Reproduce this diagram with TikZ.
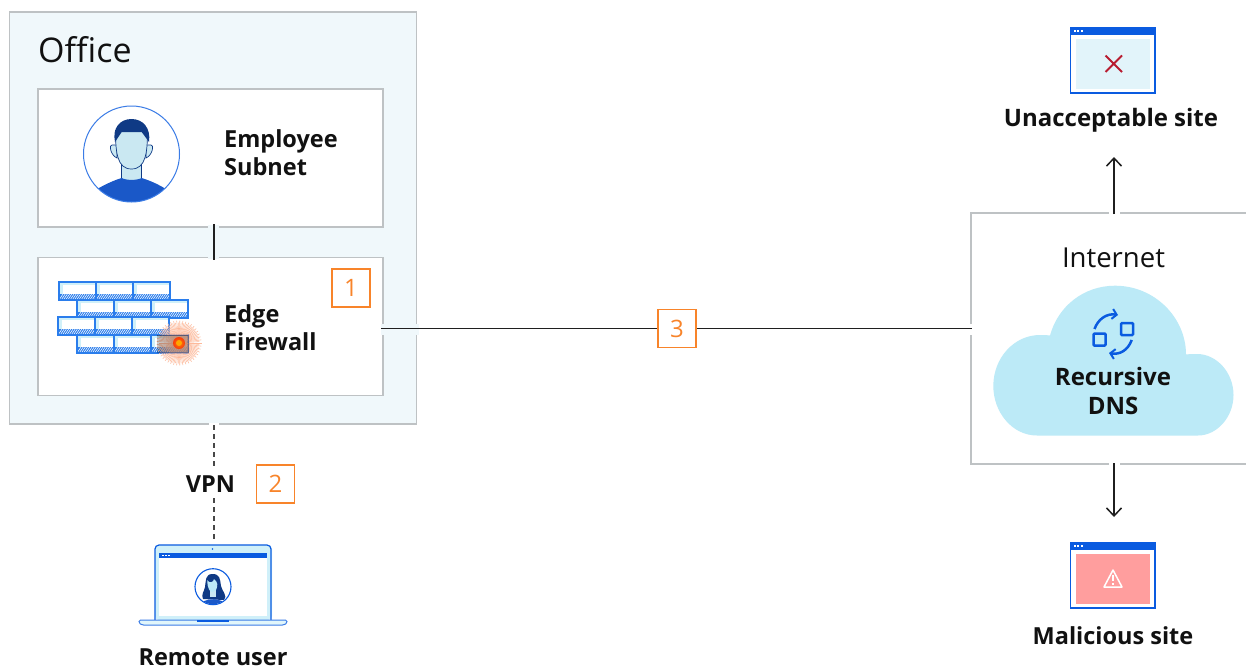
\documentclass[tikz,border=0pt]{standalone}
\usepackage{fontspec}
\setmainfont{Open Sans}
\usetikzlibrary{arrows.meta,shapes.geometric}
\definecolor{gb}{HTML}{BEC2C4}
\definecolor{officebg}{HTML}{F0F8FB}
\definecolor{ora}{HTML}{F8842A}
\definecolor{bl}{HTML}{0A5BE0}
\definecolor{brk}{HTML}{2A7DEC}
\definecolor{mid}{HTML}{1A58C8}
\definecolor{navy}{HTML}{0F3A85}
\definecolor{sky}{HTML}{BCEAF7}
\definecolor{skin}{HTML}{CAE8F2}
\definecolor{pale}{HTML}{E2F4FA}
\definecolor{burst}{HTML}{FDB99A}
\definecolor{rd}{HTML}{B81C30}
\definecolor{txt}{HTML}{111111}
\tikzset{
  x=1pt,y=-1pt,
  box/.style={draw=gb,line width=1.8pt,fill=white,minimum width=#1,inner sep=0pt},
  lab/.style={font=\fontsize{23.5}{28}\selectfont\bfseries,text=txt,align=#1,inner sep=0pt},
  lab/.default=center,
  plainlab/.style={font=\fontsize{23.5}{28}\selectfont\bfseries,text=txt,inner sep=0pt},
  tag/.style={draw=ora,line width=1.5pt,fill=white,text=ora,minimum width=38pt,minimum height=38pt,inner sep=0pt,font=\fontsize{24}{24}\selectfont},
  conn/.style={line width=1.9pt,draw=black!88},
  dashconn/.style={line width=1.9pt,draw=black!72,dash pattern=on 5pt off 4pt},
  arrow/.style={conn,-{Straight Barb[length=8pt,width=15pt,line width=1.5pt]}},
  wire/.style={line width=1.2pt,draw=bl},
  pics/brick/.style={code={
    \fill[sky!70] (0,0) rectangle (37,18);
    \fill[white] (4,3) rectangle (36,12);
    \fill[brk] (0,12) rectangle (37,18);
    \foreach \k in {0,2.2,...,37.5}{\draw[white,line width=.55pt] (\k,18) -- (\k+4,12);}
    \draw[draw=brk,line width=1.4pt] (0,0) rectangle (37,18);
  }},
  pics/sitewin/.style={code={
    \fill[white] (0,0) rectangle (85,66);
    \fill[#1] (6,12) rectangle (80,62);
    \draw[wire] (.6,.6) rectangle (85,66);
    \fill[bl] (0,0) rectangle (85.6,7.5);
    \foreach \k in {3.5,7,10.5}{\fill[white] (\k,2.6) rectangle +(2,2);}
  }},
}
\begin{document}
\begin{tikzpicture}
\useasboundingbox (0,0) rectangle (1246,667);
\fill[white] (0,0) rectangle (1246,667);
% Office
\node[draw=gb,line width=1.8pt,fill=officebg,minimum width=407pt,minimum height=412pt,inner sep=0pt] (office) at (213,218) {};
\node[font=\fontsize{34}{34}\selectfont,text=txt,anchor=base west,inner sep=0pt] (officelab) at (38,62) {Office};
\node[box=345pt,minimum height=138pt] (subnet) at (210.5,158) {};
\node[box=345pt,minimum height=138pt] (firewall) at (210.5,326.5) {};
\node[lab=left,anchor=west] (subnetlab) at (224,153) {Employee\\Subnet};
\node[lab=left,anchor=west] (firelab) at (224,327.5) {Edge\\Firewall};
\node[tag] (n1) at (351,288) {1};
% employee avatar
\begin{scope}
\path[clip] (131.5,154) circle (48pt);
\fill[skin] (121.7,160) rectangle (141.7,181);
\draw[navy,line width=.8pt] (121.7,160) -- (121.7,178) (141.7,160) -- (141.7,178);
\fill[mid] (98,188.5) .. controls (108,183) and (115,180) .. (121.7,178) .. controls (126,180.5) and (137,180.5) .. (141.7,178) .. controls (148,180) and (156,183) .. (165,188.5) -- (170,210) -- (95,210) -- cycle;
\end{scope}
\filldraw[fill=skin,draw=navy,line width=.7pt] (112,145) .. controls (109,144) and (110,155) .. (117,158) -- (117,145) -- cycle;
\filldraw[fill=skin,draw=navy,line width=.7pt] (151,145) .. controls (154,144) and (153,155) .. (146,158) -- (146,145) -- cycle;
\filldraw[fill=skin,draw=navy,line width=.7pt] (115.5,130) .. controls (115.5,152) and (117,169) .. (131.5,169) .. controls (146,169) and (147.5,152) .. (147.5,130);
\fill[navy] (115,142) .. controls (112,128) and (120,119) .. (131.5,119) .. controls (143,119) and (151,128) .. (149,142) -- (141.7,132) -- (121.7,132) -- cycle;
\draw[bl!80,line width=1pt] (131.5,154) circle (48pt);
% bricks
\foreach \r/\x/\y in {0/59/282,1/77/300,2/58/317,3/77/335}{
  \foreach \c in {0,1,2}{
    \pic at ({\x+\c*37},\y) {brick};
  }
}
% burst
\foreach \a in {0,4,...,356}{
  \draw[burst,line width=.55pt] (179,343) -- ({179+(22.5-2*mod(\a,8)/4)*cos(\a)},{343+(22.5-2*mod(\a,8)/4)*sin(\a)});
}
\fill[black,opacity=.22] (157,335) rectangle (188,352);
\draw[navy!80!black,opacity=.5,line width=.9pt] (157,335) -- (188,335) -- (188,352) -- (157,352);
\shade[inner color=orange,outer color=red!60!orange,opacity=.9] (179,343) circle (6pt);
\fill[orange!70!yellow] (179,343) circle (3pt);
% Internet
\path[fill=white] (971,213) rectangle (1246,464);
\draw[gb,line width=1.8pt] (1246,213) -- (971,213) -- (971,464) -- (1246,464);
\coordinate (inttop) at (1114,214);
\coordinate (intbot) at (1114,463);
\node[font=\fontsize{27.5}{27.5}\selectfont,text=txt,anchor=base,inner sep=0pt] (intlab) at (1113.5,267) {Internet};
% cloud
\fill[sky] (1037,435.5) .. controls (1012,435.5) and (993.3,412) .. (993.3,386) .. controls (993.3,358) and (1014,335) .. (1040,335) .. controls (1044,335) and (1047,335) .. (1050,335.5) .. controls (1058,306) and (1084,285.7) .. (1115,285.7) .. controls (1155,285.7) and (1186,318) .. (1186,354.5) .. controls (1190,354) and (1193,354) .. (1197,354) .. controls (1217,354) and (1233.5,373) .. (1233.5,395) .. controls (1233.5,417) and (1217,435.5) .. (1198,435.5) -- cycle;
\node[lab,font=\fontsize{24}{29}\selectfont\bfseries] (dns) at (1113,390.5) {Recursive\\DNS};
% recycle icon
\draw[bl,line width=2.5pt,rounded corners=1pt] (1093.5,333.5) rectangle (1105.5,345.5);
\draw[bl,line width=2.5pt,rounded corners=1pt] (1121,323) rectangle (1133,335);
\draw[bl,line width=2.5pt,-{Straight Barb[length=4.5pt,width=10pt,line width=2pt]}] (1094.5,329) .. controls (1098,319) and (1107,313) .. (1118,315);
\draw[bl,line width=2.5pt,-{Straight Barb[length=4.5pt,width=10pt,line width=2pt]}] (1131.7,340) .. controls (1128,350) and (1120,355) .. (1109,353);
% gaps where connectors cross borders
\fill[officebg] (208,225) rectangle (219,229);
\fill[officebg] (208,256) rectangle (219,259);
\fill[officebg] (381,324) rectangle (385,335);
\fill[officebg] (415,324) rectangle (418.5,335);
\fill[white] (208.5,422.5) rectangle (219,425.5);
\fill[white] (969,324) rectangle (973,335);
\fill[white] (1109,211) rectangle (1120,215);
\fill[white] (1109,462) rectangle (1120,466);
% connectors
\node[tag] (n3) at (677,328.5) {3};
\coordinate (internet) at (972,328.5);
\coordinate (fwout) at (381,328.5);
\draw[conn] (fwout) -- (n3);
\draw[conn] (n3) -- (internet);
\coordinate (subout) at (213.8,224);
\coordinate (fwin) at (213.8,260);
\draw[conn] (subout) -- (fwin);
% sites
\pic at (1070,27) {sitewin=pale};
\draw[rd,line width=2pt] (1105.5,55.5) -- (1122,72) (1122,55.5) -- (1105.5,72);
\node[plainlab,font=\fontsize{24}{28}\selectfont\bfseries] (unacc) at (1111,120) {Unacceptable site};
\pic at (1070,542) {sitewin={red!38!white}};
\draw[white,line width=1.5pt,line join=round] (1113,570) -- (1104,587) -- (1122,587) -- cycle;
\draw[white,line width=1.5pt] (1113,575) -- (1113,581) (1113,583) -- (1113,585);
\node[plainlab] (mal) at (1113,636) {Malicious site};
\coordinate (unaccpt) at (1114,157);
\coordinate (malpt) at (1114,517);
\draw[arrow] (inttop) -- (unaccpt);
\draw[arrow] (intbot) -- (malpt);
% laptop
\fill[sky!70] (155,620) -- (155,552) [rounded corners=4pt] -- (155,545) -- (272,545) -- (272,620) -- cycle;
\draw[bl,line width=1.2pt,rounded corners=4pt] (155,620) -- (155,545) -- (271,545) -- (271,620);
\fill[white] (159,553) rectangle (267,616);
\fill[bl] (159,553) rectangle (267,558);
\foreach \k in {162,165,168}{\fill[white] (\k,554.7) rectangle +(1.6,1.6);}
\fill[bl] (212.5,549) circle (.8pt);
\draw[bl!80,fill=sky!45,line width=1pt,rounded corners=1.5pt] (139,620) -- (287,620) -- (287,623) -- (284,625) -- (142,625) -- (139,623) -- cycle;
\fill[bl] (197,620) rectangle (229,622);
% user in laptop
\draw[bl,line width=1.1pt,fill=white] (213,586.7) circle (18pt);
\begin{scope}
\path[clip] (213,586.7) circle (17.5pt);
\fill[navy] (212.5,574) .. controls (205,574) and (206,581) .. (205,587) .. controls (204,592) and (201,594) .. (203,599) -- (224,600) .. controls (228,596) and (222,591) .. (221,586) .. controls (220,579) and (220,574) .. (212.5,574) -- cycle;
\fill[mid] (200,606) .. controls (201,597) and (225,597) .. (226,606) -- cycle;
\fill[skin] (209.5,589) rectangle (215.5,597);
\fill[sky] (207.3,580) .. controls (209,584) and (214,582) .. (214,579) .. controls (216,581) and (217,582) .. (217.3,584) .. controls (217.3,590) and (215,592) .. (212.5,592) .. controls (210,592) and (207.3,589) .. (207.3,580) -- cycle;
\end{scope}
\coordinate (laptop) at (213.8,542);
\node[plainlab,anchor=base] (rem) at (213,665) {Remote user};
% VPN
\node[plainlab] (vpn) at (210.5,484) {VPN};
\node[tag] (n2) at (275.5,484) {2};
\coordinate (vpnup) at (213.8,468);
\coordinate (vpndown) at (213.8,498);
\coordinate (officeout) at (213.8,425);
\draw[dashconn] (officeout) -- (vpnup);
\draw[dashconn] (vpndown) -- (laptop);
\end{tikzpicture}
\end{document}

...

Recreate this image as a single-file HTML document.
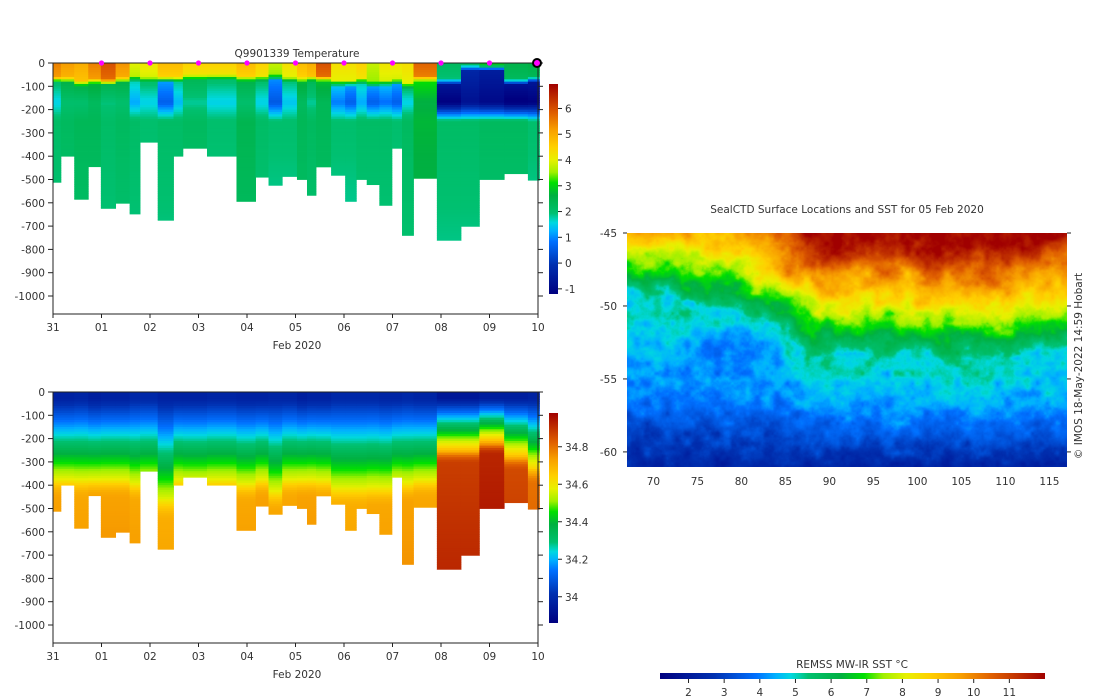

...

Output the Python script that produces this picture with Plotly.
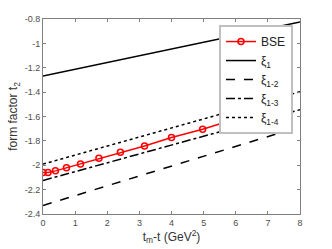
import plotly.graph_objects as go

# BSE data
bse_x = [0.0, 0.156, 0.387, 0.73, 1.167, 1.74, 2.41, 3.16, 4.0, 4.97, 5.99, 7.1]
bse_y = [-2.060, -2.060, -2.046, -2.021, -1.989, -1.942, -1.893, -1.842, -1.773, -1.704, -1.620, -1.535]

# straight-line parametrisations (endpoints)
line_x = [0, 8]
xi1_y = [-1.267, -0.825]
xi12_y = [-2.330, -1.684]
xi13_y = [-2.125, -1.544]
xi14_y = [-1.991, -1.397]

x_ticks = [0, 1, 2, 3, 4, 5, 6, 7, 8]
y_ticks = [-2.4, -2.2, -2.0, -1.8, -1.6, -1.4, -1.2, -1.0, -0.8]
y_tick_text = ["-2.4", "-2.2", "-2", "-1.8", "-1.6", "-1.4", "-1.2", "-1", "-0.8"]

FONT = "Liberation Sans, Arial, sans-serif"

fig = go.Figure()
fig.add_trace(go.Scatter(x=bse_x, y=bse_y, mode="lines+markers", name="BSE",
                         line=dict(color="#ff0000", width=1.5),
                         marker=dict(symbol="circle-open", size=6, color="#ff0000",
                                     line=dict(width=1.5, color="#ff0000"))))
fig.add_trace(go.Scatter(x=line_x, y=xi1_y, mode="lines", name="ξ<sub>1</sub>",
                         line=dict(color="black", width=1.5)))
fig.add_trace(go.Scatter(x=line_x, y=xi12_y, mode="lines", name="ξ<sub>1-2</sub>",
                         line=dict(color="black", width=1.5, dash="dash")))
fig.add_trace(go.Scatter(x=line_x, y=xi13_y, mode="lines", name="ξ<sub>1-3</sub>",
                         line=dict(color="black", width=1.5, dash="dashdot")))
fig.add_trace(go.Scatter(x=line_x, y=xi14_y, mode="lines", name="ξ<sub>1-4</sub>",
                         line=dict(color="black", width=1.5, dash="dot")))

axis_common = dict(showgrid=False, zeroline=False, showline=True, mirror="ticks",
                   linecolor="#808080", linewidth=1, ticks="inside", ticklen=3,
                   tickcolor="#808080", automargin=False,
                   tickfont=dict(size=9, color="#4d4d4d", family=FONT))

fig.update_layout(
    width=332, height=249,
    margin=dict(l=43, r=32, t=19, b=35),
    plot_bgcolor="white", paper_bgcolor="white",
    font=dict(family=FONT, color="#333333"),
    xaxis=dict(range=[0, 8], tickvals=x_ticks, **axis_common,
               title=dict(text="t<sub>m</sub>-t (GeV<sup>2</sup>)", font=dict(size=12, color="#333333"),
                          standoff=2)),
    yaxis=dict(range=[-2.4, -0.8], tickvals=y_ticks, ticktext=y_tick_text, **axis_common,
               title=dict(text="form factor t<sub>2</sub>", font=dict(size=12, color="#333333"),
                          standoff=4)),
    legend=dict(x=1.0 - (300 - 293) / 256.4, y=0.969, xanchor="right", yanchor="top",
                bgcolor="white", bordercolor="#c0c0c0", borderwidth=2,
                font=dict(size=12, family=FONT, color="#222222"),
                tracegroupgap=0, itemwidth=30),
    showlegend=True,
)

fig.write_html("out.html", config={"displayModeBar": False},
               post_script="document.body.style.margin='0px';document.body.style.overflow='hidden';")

*EXERCISE DETAILS*. Nothing but the lines from the one containing "Output the Python" through the one containing "import plotly.graph_objects as go" should appear in your copy, exactly as written and without pictures.

*ANSWER IN FULL*.
Output the Python script that produces this picture with Plotly.
import plotly.graph_objects as go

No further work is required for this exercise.